Tidiest way to quote bare names in dots (with rlang?)

I have a function that takes (...) as arguments. I want the user to be able to supply the (...) as bare names. The return value of the function should be a named character vector. So:

fun <- function(...) { }
fun(blah = blubb, foo = bar)
#
# expected result: list(blah = "blubb", foo = "bar")

I already found a solution to my problem that works, but it is not super elegant:

fun <- function(...) {
  dots <- eval(substitute(alist(...)))
  purrr::map_chr(dots, function(x){
    if (inherits(x, "name")){
      deparse(x)
    } else {
      as.character(x)
    }
  })
}

fun(blah = blubb, thisalso = "works")

I was wondering if there is a nicer solution with rlang

You can use rlang::exprs(...) as a replacement for eval(subsitute(alist(...))); and I'm not sure why you need the logic inside the if statement (I'm probably missing something).

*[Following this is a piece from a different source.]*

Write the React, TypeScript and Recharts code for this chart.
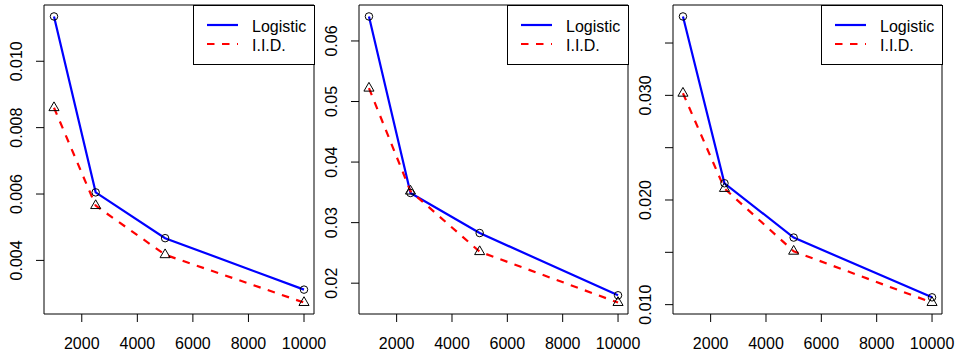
import React from 'react';
import { LineChart, Line, XAxis, YAxis, ReferenceArea, Legend } from 'recharts';

const sampleSizes = [1000, 2500, 5000, 10000];
const xTicks = [2000, 4000, 6000, 8000, 10000];

const logistic1 = [0.01135, 0.00605, 0.00467, 0.00312];
const iid1 = [0.0086, 0.00565, 0.00417, 0.00273];
const yTicks1 = [0.004, 0.006, 0.008, 0.01];

const logistic2 = [0.06405, 0.0349, 0.02828, 0.018];
const iid2 = [0.0522, 0.0352, 0.0252, 0.0168];
const yTicks2 = [0.02, 0.03, 0.04, 0.05, 0.06];

const logistic3 = [0.03754, 0.0216, 0.01641, 0.0107];
const iid3 = [0.0302, 0.0211, 0.0151, 0.0102];
const yTicks3 = [0.01, 0.015, 0.02, 0.025, 0.03, 0.035];
const yLabels3 = [0.01, 0.02, 0.03];

const FONT = '"Liberation Sans", Arial, sans-serif';

// R-style axis range: data range padded by 4% on each side
const pad = (vals: number[]): [number, number] => {
  const lo = Math.min(...vals);
  const hi = Math.max(...vals);
  const r = hi - lo;
  return [lo - 0.04 * r, hi + 0.04 * r];
};

const circleDot = (props: any) => {
  const { cx, cy, key } = props;
  return <circle key={key} cx={cx} cy={cy} r={3.75} fill="none" stroke="#000" strokeWidth={1} />;
};

const triangleDot = (props: any) => {
  const { cx, cy, key } = props;
  const b = 3.75;
  const pts = [
    [cx, cy - 1.555 * b],
    [cx + 1.347 * b, cy + 0.778 * b],
    [cx - 1.347 * b, cy + 0.778 * b],
  ]
    .map((p) => p.join(','))
    .join(' ');
  return <polygon key={key} points={pts} fill="none" stroke="#000" strokeWidth={1} />;
};

const LegendBox = () => (
  <svg width={122} height={61} style={{ display: 'block', overflow: 'visible' }}>
    <rect x={0.5} y={0.5} width={121} height={59} fill="#fff" stroke="#000" strokeWidth={1} />
    <line x1={14} x2={45} y1={20} y2={20} stroke="#0000ff" strokeWidth={2.2} />
    <line x1={14} x2={45} y1={39} y2={39} stroke="#ff0000" strokeWidth={2.2} strokeDasharray="7.5 7.5" />
    <text x={59} y={26.5} fontSize={16} fill="#000" fontFamily={FONT}>Logistic</text>
    <text x={59} y={45.5} fontSize={16} fill="#000" fontFamily={FONT}>I.I.D.</text>
  </svg>
);

interface PanelProps {
  logistic: number[];
  iid: number[];
  yTicks: number[];
  yLabels?: number[];
  digits: number;
  plotLeft: number;
  plotRight: number;
}

function Panel({ logistic, iid, yTicks, yLabels, digits, plotLeft, plotRight }: PanelProps) {
  const data = sampleSizes.map((n, i) => ({ n, logistic: logistic[i], iid: iid[i] }));
  const yDomain = pad([...logistic, ...iid]);
  const xDomain = pad(sampleSizes);
  const labelled = yLabels || yTicks;

  const renderYTick = (props: any) => {
    const { x, y, payload } = props;
    if (!labelled.some((v) => Math.abs(v - payload.value) < 1e-9)) return <g />;
    return (
      <text
        x={x}
        y={y}
        transform={`rotate(-90, ${x}, ${y})`}
        textAnchor="middle"
        fontSize={16}
        fill="#000"
        fontFamily={FONT}
      >
        {payload.value.toFixed(digits)}
      </text>
    );
  };

  const renderXTick = (props: any) => {
    const { x, y, payload } = props;
    return (
      <text x={x} y={y} dy={12} textAnchor="middle" fontSize={16} fill="#000" fontFamily={FONT}>
        {payload.value}
      </text>
    );
  };

  return (
    <div style={{ position: 'absolute', left: 0, top: 0 }}>
      <LineChart
        width={963}
        height={359}
        data={data}
        margin={{ top: 5, right: 963 - plotRight, bottom: 5, left: plotLeft - 40 }}
      >
        <XAxis
          type="number"
          dataKey="n"
          domain={xDomain}
          ticks={xTicks}
          interval={0}
          axisLine={false}
          stroke="#000"
          tickSize={8}
          tickMargin={15}
          height={40}
          tick={renderXTick}
        />
        <YAxis
          type="number"
          domain={yDomain}
          ticks={yTicks}
          interval={0}
          axisLine={false}
          stroke="#000"
          tickSize={8}
          tickMargin={14}
          width={40}
          tick={renderYTick}
        />
        <ReferenceArea
          x1={xDomain[0]}
          x2={xDomain[1]}
          y1={yDomain[0]}
          y2={yDomain[1]}
          ifOverflow="visible"
          fill="none"
          fillOpacity={0}
          stroke="#000"
          strokeOpacity={1}
          strokeWidth={1}
        />
        <Line dataKey="logistic" stroke="#0000ff" strokeWidth={2.2} dot={false} activeDot={false} isAnimationActive={false} legendType="none" />
        <Line dataKey="iid" stroke="#ff0000" strokeWidth={2.2} strokeDasharray="7.5 7.5" dot={false} activeDot={false} isAnimationActive={false} legendType="none" />
        <Line dataKey="logistic" stroke="none" dot={circleDot} activeDot={false} isAnimationActive={false} legendType="none" />
        <Line dataKey="iid" stroke="none" dot={triangleDot} activeDot={false} isAnimationActive={false} legendType="none" />
        <Legend
          layout="horizontal"
          verticalAlign="middle"
          align="center"
          content={() => <LegendBox />}
          wrapperStyle={{ position: 'absolute', left: plotRight - 121, top: 5, width: 122, height: 61 }}
        />
      </LineChart>
    </div>
  );
}

export default function App() {
  return (
    <div style={{ position: 'absolute', left: 0, top: 0, width: 963, height: 359, background: '#fff', fontFamily: FONT }}>
      <Panel logistic={logistic1} iid={iid1} yTicks={yTicks1} digits={3} plotLeft={44} plotRight={314} />
      <Panel logistic={logistic2} iid={iid2} yTicks={yTicks2} digits={2} plotLeft={359} plotRight={628} />
      <Panel logistic={logistic3} iid={iid3} yTicks={yTicks3} yLabels={yLabels3} digits={3} plotLeft={673} plotRight={942} />
    </div>
  );
}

Either way here's a (marginally) updated version of your working function that produces the same result:

fun_tidy <- function(...) {
  dots <- exprs(...)
  purrr::map_chr(dots, as.character)
}

E.g.:

original <- fun(blah = blubb, thisalso = "works")
tidy <- fun_tidy(blah = blubb, thisalso = "works")
identical(original, tidy)
#> TRUE

And both should work if the named item is also passed in as a character:

fun("blah" = "blubb", thisalso = "works")
fun_tidy("blah" = "blubb", thisalso = "works")
3 Likes

Would the same ~pattern as the one from @Edwin's post (below) make sense?

multiple characters to names: syms

bare_to_quo_mult_chars <- function(x, ...) {
grouping <- rlang::syms(...)
 x %>% group_by(!!!grouping) %>% summarise(nr = n())
}
bare_to_quo_mult_chars(mtcars, list("vs", "cyl"))

Hmm the documentation of rlang::exprs() even says that it is equivalent to eval(substitute(alist(...))). I am tempted to stay with eval(substitute(alist(...))), since both eval and substitute are internals/primitive, while rlang::exprs() is a convoluted rabbithole of functions if you try to follow the source code down.

Thanks for the tip with as.character() though, I would not have expected that it works that straight forward with names.

I agree with you re: the rabbit hole of functions that you can end up with relying on external packages vs. base functionality sometimes; I suppose in this instance it might be the case that the rabbit hole will get shallower over time as the tidy evaluation framework matures.

And I think the simplification for the as.character() call is just because a named list can be defined with characters or symbols/names for the list names; e.g.

> identical(list("name" = "Jim"), list(name = "Jim"))
#> TRUE

(But that thought is only based on the fact that both work, not because of some deeper understanding for the moment!)

Hi, compat_lazy_dots() may help with this, I saw that @hadley used it in dbplyr here: https://github.com/tidyverse/dbplyr/blob/1d840ad930a1bc35be9780a1d0018164c195560f/R/tbl-lazy.R#L77-L80 . He calls the functions from dplyr, butI noticed that it also works with rlang:

test <- function(.data, ..., .dots = list()) {
  dots <- rlang:::compat_lazy_dots(.dots, rlang:::caller_env(), ...)
  
  dots
}

test(hello = "one", world = "two")

Returns:

$hello
<quosure: global>
~one

$world
<quosure: global>
~two


1 Like

Neat! It's written up in the for package authors section of the dplyr compatibility vignette as well- part of the compatibility file, below!

hmm thanks for all the input @mara @edgararuiz . I guess for those solutions I would have to make my whole code use tidyeval (which I don't really have the time for right now). For now i'll stick with the named character vector solution, but i'll keep compat_lazy_dots in mind for later.